Whatever happens in "the Las Vegas trance" stays in "Las Vegas trance" it would seem.

They do the 24/7 trance and begin showing the same videos over and over 24/7 ... until ... well ... they don't anymore.

Then it never happened it would seem.

They may soon devolve into the Normalize The Abnormal trance to try to convince you, and themselves, that this is the new normal.

They may also resort to pabulum indicating that it is the fire sale price we pay for MOMCOM freedom (MOMCOM - A Mean Welfare Queen).

Historically, they have a record of accomplishing this (Blind Willie McTell News, 2, 3, 4, 5, 6).
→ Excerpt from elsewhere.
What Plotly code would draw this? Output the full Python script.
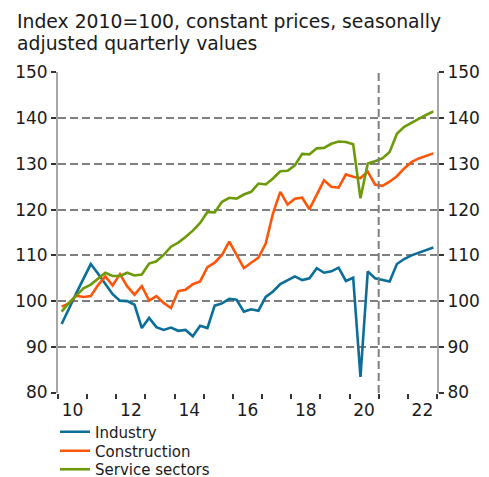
import plotly.graph_objects as go

# ---- data (quarterly, 2010Q1 .. 2022Q4) ----
years = list(range(2010, 2023))
quarters = [f"{y}Q{q}" for y in years for q in (1, 2, 3, 4)]

industry = [95.0, 98.5, 101.7, 104.9, 108.1, 106.0, 103.8, 101.5,
            100.1, 100.0, 99.2, 94.1, 96.3, 94.3, 93.7, 94.2,
            93.5, 93.7, 92.3, 94.6, 94.1, 99.0, 99.5, 100.5,
            100.3, 97.7, 98.2, 97.9, 100.9, 102.1, 103.7, 104.6,
            105.4, 104.6, 105.0, 107.2, 106.2, 106.5, 107.3, 104.4,
            105.1, 83.4, 106.5, 105.0, 104.6, 104.3, 108.1, 109.2,
            110.0, 110.6, 111.2, 111.7]

construction = [98.8, 99.5, 101.2, 100.9, 101.1, 103.5, 105.4, 103.4,
                105.9, 103.2, 101.4, 103.3, 100.1, 101.1, 99.6, 98.5,
                102.2, 102.5, 103.7, 104.3, 107.4, 108.4, 110.1, 113.0,
                110.1, 107.2, 108.4, 109.5, 112.6, 119.2, 123.9, 121.1,
                122.4, 122.6, 120.1, 123.2, 126.4, 125.0, 124.8, 127.7,
                127.2, 126.9, 128.3, 125.5, 125.2, 126.1, 127.3, 129.0,
                130.4, 131.2, 131.8, 132.3]

services = [97.7, 99.6, 101.2, 102.8, 103.6, 105.0, 106.2, 105.5,
            105.5, 106.2, 105.6, 105.8, 108.2, 108.7, 110.1, 111.9,
            112.8, 114.0, 115.4, 117.1, 119.5, 119.4, 121.7, 122.6,
            122.4, 123.3, 123.9, 125.7, 125.5, 126.8, 128.4, 128.5,
            129.7, 132.2, 132.1, 133.4, 133.5, 134.4, 134.9, 134.8,
            134.3, 122.5, 130.1, 130.6, 131.2, 132.6, 136.6, 138.1,
            139.0, 139.9, 140.7, 141.5]

series_names = ["Industry", "Construction", "Service sectors"]
series_colors = ["#0b6e99", "#ff5508", "#6c9a08"]

tick_years = [2010, 2012, 2014, 2016, 2018, 2020, 2022]
tick_labels = ["10", "12", "14", "16", "18", "20", "22"]
y_ticks = [80, 90, 100, 110, 120, 130, 140, 150]
forecast_start = 2021

title_lines = ["Index 2010=100, constant prices, seasonally",
               "adjusted quarterly values"]


def qpos(label):
    y, q = label.split("Q")
    return int(y) + (int(q) - 0.5) / 4


x = [qpos(q) for q in quarters]

FONT = "DejaVu Sans"
TXT = "#1a1a1a"
GRID = "#7f7f7f"

W, H = 489, 477
ML, MR, MT, MB = 58, 52, 72, 84
PW, PH = W - ML - MR, H - MT - MB

legend_ids = ["legend", "legend2", "legend3"]
legend_centers = [432, 451, 469.5]

fig = go.Figure()
for name, vals, col, lg in zip(series_names, [industry, construction, services],
                               series_colors, legend_ids):
    fig.add_trace(go.Scatter(x=x, y=vals, name=name, mode="lines", legend=lg,
                             line=dict(color=col, width=2.6)))

# invisible trace to activate the right-hand axis
fig.add_trace(go.Scatter(x=x, y=industry, yaxis="y2", mode="lines",
                         line=dict(color="rgba(0,0,0,0)"), showlegend=False,
                         hoverinfo="skip"))

fig.add_shape(type="line", xref="x", yref="paper", x0=forecast_start, x1=forecast_start,
              y0=0, y1=1, line=dict(color=GRID, width=2, dash="8px,4px"))

# title lines as annotations
for line, ypx in zip(title_lines, [21, 43]):
    fig.add_annotation(text=line, xref="paper", yref="paper",
                       x=(15 - ML) / PW, y=(H - MB - ypx) / PH,
                       xanchor="left", yanchor="middle", showarrow=False,
                       font=dict(family=FONT, size=18.8, color=TXT))

yaxis_common = dict(range=[79.9, 150.1], tickvals=y_ticks, ticks="outside", ticklen=5,
                    tickwidth=1.5, tickcolor="#333", showline=True, linecolor="#a6a6a6",
                    linewidth=2, tickfont=dict(family=FONT, size=17, color=TXT),
                    zeroline=False, fixedrange=True)

legend_layout = {}
for lg, c in zip(legend_ids, legend_centers):
    legend_layout[lg] = dict(x=(55 - ML) / PW, xanchor="left", yref="container",
                             y=1 - c / H, yanchor="middle", orientation="v",
                             font=dict(family=FONT, size=15, color=TXT),
                             bgcolor="rgba(0,0,0,0)", itemwidth=30, borderwidth=0)

fig.update_layout(
    width=W, height=H,
    margin=dict(l=ML, r=MR, t=MT, b=MB, autoexpand=False),
    paper_bgcolor="white", plot_bgcolor="white",
    font=dict(family=FONT, color=TXT),
    xaxis=dict(range=[2010, 2023], tickvals=[t + 0.5 for t in tick_years], ticktext=tick_labels,
               ticks="outside", ticklen=2, tickcolor="rgba(0,0,0,0)",
               showgrid=False, showline=False, zeroline=False,
               tickfont=dict(family=FONT, size=17, color=TXT),
               minor=dict(tickvals=list(range(2010, 2024)), ticks="outside", ticklen=5,
                          tickwidth=1.5, tickcolor="#333", showgrid=False)),
    yaxis=dict(**yaxis_common, showgrid=True, gridcolor=GRID, gridwidth=2, griddash="8px,4px",
               side="left"),
    yaxis2=dict(**yaxis_common, showgrid=False, overlaying="y", side="right", anchor="x"),
    showlegend=True,
    **legend_layout,
)

fig.write_html("out.html", post_script="document.body.style.margin='0';",
               config={"displayModeBar": False})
But in the end, that accomplishment can only be brought about by their incessant appeal to the base (the exceptional despotic minority):
"In the Study Toynbee examined the rise and fall of 26 civilizations in the course of human history, and he concluded that they rose by responding successfully to challenges under the leadership of creative minorities composed of elite leaders. Civilizations declined when their leaders stopped responding creatively, and the civilizations then sank owing to the sins of nationalism, militarism, and the tyranny of a despotic minority. Unlike Spengler in his The Decline of the West, Toynbee did not regard the death of a civilization as inevitable, for it may or may not continue to respond to successive challenges. Unlike Karl Marx, he saw history as shaped by spiritual, not economic forces."
(Stockholm Syndrome: The Declaration of Intellectual Dependence, quoting Encyclopedia Britannica). "Go with the flow baby" is the new old Highway 61 (War is the Highway 61 of the 1%).

After all, the Oscar ... oops ... I mean the Pulitzer is in play.